Don't watch this film for carnal thrills and spills - there are none noteworthy and what there is, well, it is pretty lame, unintentionally funny and all that clumsy.
If Stone Cold Vanity partially inspired Sharon Stone to remake her powerful, domineering image with this movie, you must be stone called crazy to believe that any face, shot, margin, shade, resource and aspect of this movie is not centred on her. Frankly, she doesn’t seem to appreciate it all that much and the result is that everything else in this movie suffers more or less.
Basically, follow your instinct and see where the movie will lead you, but don’t make the mistake expecting some cult-status wet, overshadowed, urban and long lost Verhoevenian paradise.

21/08/2009

You Got Served (2004)


Back in the old days we had the martial art competition b-movies usually ending up in one on one showdown. Interesting, even if not original, after the first hundred times.

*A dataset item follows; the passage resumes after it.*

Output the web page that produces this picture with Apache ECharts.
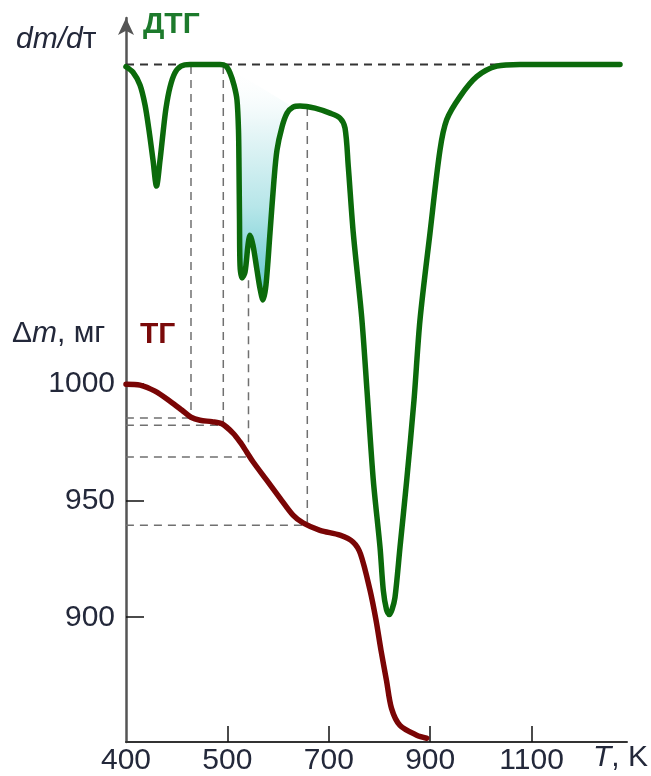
<!DOCTYPE html>
<html>
<head>
<meta charset="utf-8">
<script src="https://cdn.jsdelivr.net/npm/echarts@6/dist/echarts.min.js"></script>
<style>
  html, body { margin: 0; padding: 0; background: #fff; }
  #chart { width: 651px; height: 776px; }
</style>
</head>
<body>
<div id="chart"></div>
<script>
// Temperature axis: the reference labels its origin "400" and then steps 500, 700, 900, 1100
// at equal spacing; positions below are in axis units (origin = 300, step 200).
const tickPos = [300, 500, 700, 900, 1100];
const tickLabels = ['400', '500', '700', '900', '1100'];
const massTicks = [900, 950, 1000];

// DTG curve (dm/dτ, arbitrary units, 0 = baseline)
const dtgT = [300, 313.8, 327.6, 337.5, 345.4, 353.3, 360.2, 367.1, 373, 378.9, 386.8, 396.6, 408.5, 426.2, 446, 465.7, 485.4, 497.2, 505.1, 513, 518.9, 521.9, 522.9, 523.9, 524.9, 528.8, 534.7, 540.6, 544.6, 550.5, 558.4, 564.3, 570.2, 576.1, 584, 591.9, 597.8, 607.7, 617.6, 629.4, 643.2, 672.8, 702.4, 722.1, 732, 738.5, 748.3, 764.9, 775.3, 787.8, 801, 807.5, 813.8, 819.3, 824.7, 830.6, 840.5, 853.7, 868.1, 879.9, 899.6, 919.3, 932.5, 958.8, 991.7, 1031.2, 1077.1, 1274.4];
const dtgV = [-0.4, -1.4, -3.7, -7.3, -11.9, -17.3, -22.0, -17.3, -12.4, -7.9, -4.1, -1.5, -0.3, 0, 0, 0, 0, -0.3, -1.5, -3.7, -6.4, -11.9, -18.6, -28.2, -36.3, -38.6, -37.6, -32.7, -30.9, -32.7, -37.2, -40.5, -42.6, -39.9, -30.5, -20.9, -15.5, -11.3, -8.8, -7.7, -7.5, -7.9, -8.8, -9.7, -11.5, -18.5, -30.5, -45.7, -58.9, -75.2, -87.3, -95.1, -98.6, -99.5, -98.6, -96.4, -87.3, -75.2, -60.7, -46.2, -30.5, -15.5, -10.0, -5.8, -2.2, -0.3, 0, 0];

// TG curve (Δm, mg)
const tgT = [300, 327.6, 357.2, 386.8, 410.5, 428.2, 446, 469.6, 489.4, 511, 524.9, 538, 550.5, 577.5, 603.7, 629.4, 649.1, 682.6, 722.1, 747.7, 762.5, 781.3, 793.2, 803, 813.8, 823.7, 840.4, 873.4, 893.1];
const tgV = [1000, 999.6, 997, 992.7, 988.8, 985.8, 984.5, 983.9, 983, 979, 975.2, 970.9, 966.7, 958.8, 951.1, 943.8, 940.5, 937.3, 935.2, 932.3, 927.2, 911.6, 898.7, 885.8, 872.9, 860.9, 853.6, 849.4, 848.1];

// Guide lines
const vGuideT = [428.2, 491.9, 541.6, 657.6];
const vGuideTop = [1136.5, 1136.5, 1044.6, 1118.5];
const vGuideBottom = [985.5, 982.4, 972.5, 940.8];
const hGuideStartT = 217;
const hGuideEndT = [428.2, 491.9, 536.7, 649.1];
const hGuideMass = [985.5, 982.4, 968.8, 939.5];

// shaded overlapping-peak region (DTG range)
const fillFromT = 497, fillToT = 630;

const FONT = '"Liberation Sans", Arial, sans-serif';
const TXT = '#23283a';

const chart = echarts.init(document.getElementById('chart'), null, { renderer: 'canvas' });

const dtgData = dtgT.map((t, i) => [t, dtgV[i]]);
const tgData = tgT.map((t, i) => [t, tgV[i]]);
const fillData = dtgData.filter(p => p[0] >= fillFromT && p[0] <= fillToT);

const guideStyle = { color: '#707070', width: 1.5, type: [8, 6] };
const guideSeries = [];
vGuideT.forEach((t, i) => {
  guideSeries.push({
    type: 'line', yAxisIndex: 0, clip: false, silent: true, symbol: 'none', z: 1,
    data: [[t, vGuideTop[i]], [t, vGuideBottom[i]]],
    lineStyle: guideStyle
  });
});
hGuideMass.forEach((m, i) => {
  guideSeries.push({
    type: 'line', yAxisIndex: 0, clip: false, silent: true, symbol: 'none', z: 1,
    data: [[hGuideStartT, m], [hGuideEndT[i], m]],
    lineStyle: guideStyle
  });
});

const option = {
  animation: false,
  backgroundColor: '#ffffff',
  textStyle: { fontFamily: FONT },
  grid: { left: 126, right: 24, top: 18, bottom: 34, containLabel: false, outerBoundsMode: 'none' },
  xAxis: {
    type: 'value', min: 300, max: 1288.2,
    axisLine: { show: true, onZero: false, lineStyle: { color: '#333', width: 2 } },
    axisTick: { show: true, inside: true, length: 16, customValues: tickPos.slice(1), lineStyle: { color: '#111', width: 1.5 } },
    axisLabel: {
      customValues: tickPos, margin: 4, fontSize: 30, color: TXT, fontFamily: FONT,
      formatter: v => tickLabels[tickPos.indexOf(v)] || ''
    },
    splitLine: { show: false }
  },
  yAxis: [
    {
      type: 'value', min: 846.48, max: 1157.08,
      axisLine: { show: true, onZero: false, symbol: ['none', 'arrow'], symbolSize: [12, 17], lineStyle: { color: '#555', width: 2.5 } },
      axisTick: { show: true, inside: true, length: 18, customValues: massTicks, lineStyle: { color: '#111', width: 1.5 } },
      axisLabel: { customValues: massTicks, margin: 11, fontSize: 30, color: TXT, fontFamily: FONT, formatter: v => String(v) },
      splitLine: { show: false }
    },
    { type: 'value', min: -122.57, max: 8.417, show: false }
  ],
  series: [
    ...guideSeries,
    {
      type: 'line', yAxisIndex: 1, silent: true, symbol: 'none', z: 1,
      data: [[dtgT[0], 0], [dtgT[dtgT.length - 1], 0]],
      lineStyle: { color: '#333', width: 2, type: [8, 6] }
    },
    {
      type: 'custom', yAxisIndex: 1, silent: true, z: 2,
      data: fillData.map((p, i) => i),
      renderItem: function (params, api) {
        if (params.dataIndex !== 0) return null;
        const pts = fillData.map(p => api.coord(p));
        return {
          type: 'polygon',
          shape: { points: pts },
          style: {
            fill: new echarts.graphic.LinearGradient(0, 0, 0, 1, [
              { offset: 0, color: 'rgba(255,255,255,0)' },
              { offset: 0.25, color: '#eaf7f8' },
              { offset: 0.6, color: '#b7e6e9' },
              { offset: 1, color: '#5ec7cd' }
            ])
          }
        };
      }
    },
    {
      name: 'ТГ', type: 'line', yAxisIndex: 0, symbol: 'none', smooth: 0.3, z: 3,
      data: tgData,
      lineStyle: { color: '#7a0505', width: 5.5, cap: 'round', join: 'round' }
    },
    {
      name: 'ДТГ', type: 'line', yAxisIndex: 1, symbol: 'none', smooth: 0.3, z: 4,
      data: dtgData,
      lineStyle: { color: '#0b6a0b', width: 5.5, cap: 'round', join: 'round' }
    }
  ],
  graphic: [
    {
      type: 'text', left: 16, top: 25, z: 10,
      style: {
        text: '{i|dm/d}{n|т}',
        rich: {
          i: { fontSize: 30, fontStyle: 'italic', fontFamily: FONT, fill: TXT },
          n: { fontSize: 30, fontFamily: FONT, fill: TXT }
        }
      }
    },
    {
      type: 'text', left: 143, top: 10, z: 10,
      style: { text: 'ДТГ', fontSize: 30, fontWeight: 'bold', fontFamily: FONT, fill: '#1d7a2c' }
    },
    {
      type: 'text', left: 12, top: 319, z: 10,
      style: {
        text: '{n|Δ}{i|m}{n|, мг}',
        rich: {
          i: { fontSize: 30, fontStyle: 'italic', fontFamily: FONT, fill: TXT },
          n: { fontSize: 30, fontFamily: FONT, fill: TXT }
        }
      }
    },
    {
      type: 'text', left: 140, top: 320, z: 10,
      style: { text: 'ТГ', fontSize: 30, fontWeight: 'bold', fontFamily: FONT, fill: '#7a0a0a' }
    },
    {
      type: 'text', left: 593, top: 743, z: 10,
      style: {
        text: '{i|T}{n|, K}',
        rich: {
          i: { fontSize: 30, fontStyle: 'italic', fontFamily: FONT, fill: TXT },
          n: { fontSize: 30, fontFamily: FONT, fill: TXT }
        }
      }
    }
  ]
};

chart.setOption(option);
</script>
</body>
</html>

The trend of crowdie dance competition movies that followed, put the 00s era one step closer to boredom and repetitiveness, and without the interesting mentors that marked the aforementioned genre.
Everyone has a small part in the crazy dance floor: Blob-made story of street glory, teen-tin-seem script writers with MTV life experience and lower than average sex life expectancy, ghetto with no innuendo, breaking-ma-nerves brake dancers, high school chicks one step from total bitching even if they try pretty hard not to show it, street wise-assness, sub-zero amateur performances, show off moves with heavy continuity and direction issues, romance from the can, good fellas gone bad, kingpins, macho niggas, milk-white pricks and all the gangsta clichés from da hood parading in the most mediocre, light, tasteless and odorless fashion. I mean, I usually get terribly bored in such movies, but actually the genre has showcases that demonstrate real dancing fever and dark back alley social colors like Dangerous Minds, Save the Last Dance 1 & 2 and much more. This is just way less than enough, even for the passionate fans of dance and dancers alike. Not even a colourful dance video clip and certainly a bad basket case of a movie, You Got Served gets the viewer served in every single line and scene.

“Who’s bad”?
Well, this one – but in a really bad way.

13/08/2009

Anaconda (1997)


I admit that initially the trailer led me to pretty high action expectations, but fortunately I was saved by an unmistakable rule of a thumb, before going to feed the “snake” with eight euros: no matter what, when the main actors of a movie are not actors at all, you know you are heading to a dead end in the jungle. Here is a slithering example of casting disaster. Along with the usual bait is Jennifer Lopez, who is just the cute face of the vogue that goes well with any dish – something like a Coke with a great ass – and as for Ice Cube, I think that sugar cubes have a sweeter impact and act a lot better. Owen Wilson doesn’t act that silly yet – so he is irrelevant, Eric Stoltz is asleep in the whole movie – well so much of this lucky bastard – and Jon Voight is the prick that everybody suspected he would be – maybe the only non-void and interesting figure along with the Danny Trejo appearance.If you think that you will witness breathtaking action and eye-popping special effects, you have just been snake-charmed by something long and gruesome that isn’t even close to a snake. An anaconda couldn’t and wouldn’t ever push its luck that far, stalk certain targets with such determination or storm in a bolt-action chase. Actually its top-speed crawl is slower than any healthy man’s pacing. Plain and simple – what we have here is just an unusually – even for Hollywood – blown out of proportions movie demonization of an animal, that contrary to the first Jaws – for example – it is all the way the opposite to ANY cinematic achievement. The three (one movie-two tv) sequels that emerged right out of the Big Bad B Bog are just hilariously despicable.Please, don’t let boredom constrict you.